A comment to one of Jesper’s blog posts reminds me that although money isn’t the only motivator around, it’s often the easiest one to use when predicting behaviour.
I am a huge believer in feedback loops. If you can set up a situation such that good behaviour is automatically rewarded, and bad behaviour is automatically punished, you’ve got a self-policing situation – a feedback loop – where your desired behaviour is almost certain to occur.
On the contrary, if pain is not felt by the person or department causing that pain, the pain will continue.
Most workers in business will be able to point to a case where pain is being caused (by some other department), and where there is clearly no effort to cease the pain, because it’s not being felt by the person causing it.
But it’s equally true of companies themselves. When you choose to buy from a company, consider whether their business model – the way they make money – builds from solving your problems, or from continuing their existence.

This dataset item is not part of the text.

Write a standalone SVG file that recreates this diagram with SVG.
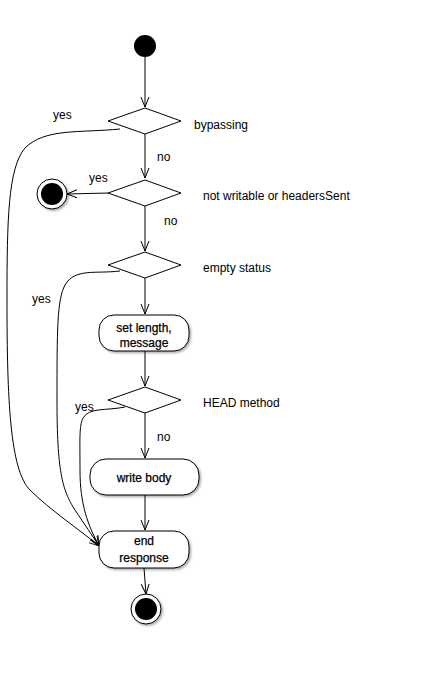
<svg xmlns="http://www.w3.org/2000/svg" width="427" height="696" viewBox="0 0 427 696">
<style>
.ln{fill:none;stroke:#000;stroke-width:1}
.dm{fill:#fff;stroke:#000;stroke-width:1}
.bx{fill:#fff;stroke:#000;stroke-width:1;filter:url(#sh)}
.lb{font-family:"Liberation Sans",Arial,sans-serif;font-size:12px;fill:#000}
.bt{font-family:"Liberation Sans",Arial,sans-serif;font-size:12px;fill:#000;stroke:#000;stroke-width:0.25;text-anchor:middle}
</style>
<defs>
<marker id="ar" viewBox="0 0 10 10" refX="10" refY="5" markerWidth="10" markerHeight="10" markerUnits="userSpaceOnUse" orient="auto">
<path d="M0,1 L10,5 L0,9" fill="none" stroke="#000" stroke-width="1"/>
</marker>
<filter id="sh" x="-20%" y="-20%" width="150%" height="150%">
<feDropShadow dx="1.5" dy="1.5" stdDeviation="1.2" flood-color="#000" flood-opacity="0.35"/>
</filter>
</defs>
<rect width="427" height="696" fill="#fff"/>
<g id="connectors">
<path class="ln" d="M145,57 L145,107" marker-end="url(#ar)"/>
<path class="ln" d="M145,134 L145,178" marker-end="url(#ar)"/>
<path class="ln" d="M108,193 L67,194" marker-end="url(#ar)"/>
<path class="ln" d="M145,206 L145,251" marker-end="url(#ar)"/>
<path class="ln" d="M145,278 L145,314" marker-end="url(#ar)"/>
<path class="ln" d="M145,351 L145,386" marker-end="url(#ar)"/>
<path class="ln" d="M145,413 L145,458" marker-end="url(#ar)"/>
<path class="ln" d="M145,495 L145,530" marker-end="url(#ar)"/>
<path class="ln" d="M144,568 L146,594" marker-end="url(#ar)"/>
<path class="ln" d="M120,129 C80,133 45,128 25,148 C8,168 7,220 7,300 C7,400 10,470 30,490 C50,510 80,530 99,546" marker-end="url(#ar)"/>
<path class="ln" d="M120,271 C95,274 75,268 65,285 C57,300 57,330 57,400 C57,470 62,490 75,510 C85,525 92,535 99,546" marker-end="url(#ar)"/>
<path class="ln" d="M125,407 C105,411 90,407 83,418 C79,426 80,440 80,470 C80,505 88,525 99,546" marker-end="url(#ar)"/>
</g>
<g id="start"><circle cx="145" cy="46" r="11" fill="#000"/></g>
<g id="d1"><polygon class="dm" points="145,108 181,121 145,134 108,121"/></g>
<g id="d2"><polygon class="dm" points="145,180 181,193 145,206 108,193"/></g>
<g id="end1"><circle cx="52" cy="194" r="15" fill="#fff" stroke="#000" stroke-width="1" filter="url(#sh)"/><circle cx="52" cy="194" r="11" fill="#000"/></g>
<g id="d3"><polygon class="dm" points="145,252 181,265 145,278 108,265"/></g>
<g id="setlen"><rect class="bx" x="99" y="315" width="90" height="36" rx="15"/><text class="bt" x="144" y="332">set length,</text><text class="bt" x="144" y="347">message</text></g>
<g id="d4"><polygon class="dm" points="145,387 181,400 145,413 108,400"/></g>
<g id="write"><rect class="bx" x="90" y="459" width="109" height="36" rx="16"/><text class="bt" x="144" y="482">write body</text></g>
<g id="endresp"><rect class="bx" x="99" y="531" width="90" height="37" rx="15"/><text class="bt" x="144" y="545">end</text><text class="bt" x="144" y="562">response</text></g>
<g id="end2"><circle cx="146" cy="609" r="15" fill="#fff" stroke="#000" stroke-width="1" filter="url(#sh)"/><circle cx="146" cy="609" r="11" fill="#000"/></g>
<g id="labels">
<text class="lb" x="194" y="129">bypassing</text>
<text class="lb" x="203" y="200">not writable or headersSent</text>
<text class="lb" x="203" y="272">empty status</text>
<text class="lb" x="203" y="407">HEAD method</text>
<text class="lb" x="53" y="119">yes</text>
<text class="lb" x="157" y="161">no</text>
<text class="lb" x="89" y="182">yes</text>
<text class="lb" x="164" y="225">no</text>
<text class="lb" x="32" y="303">yes</text>
<text class="lb" x="75" y="411">yes</text>
<text class="lb" x="157" y="441">no</text>
</g>
</svg>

I used to use Red Hat as the primary example here – they make close to no money on delivering their OS to you, and make all their money from selling support and consulting services. It wouldn’t take an MBA candidate to realise that they can make more money by concentrating more on their consulting, and less on developing a solid and complete product to begin with.
I’ll say right now, I haven’t seen any sign that Red Hat have deliberately kept their OS crappy to encourage more support calls, or that they’ve deliberately dumbed down features in order to sell high-priced add-on services. But the financial pressure – the weight of “where is our next buck coming from?” – is always going to push them in that direction. What pushes back? Their good natures.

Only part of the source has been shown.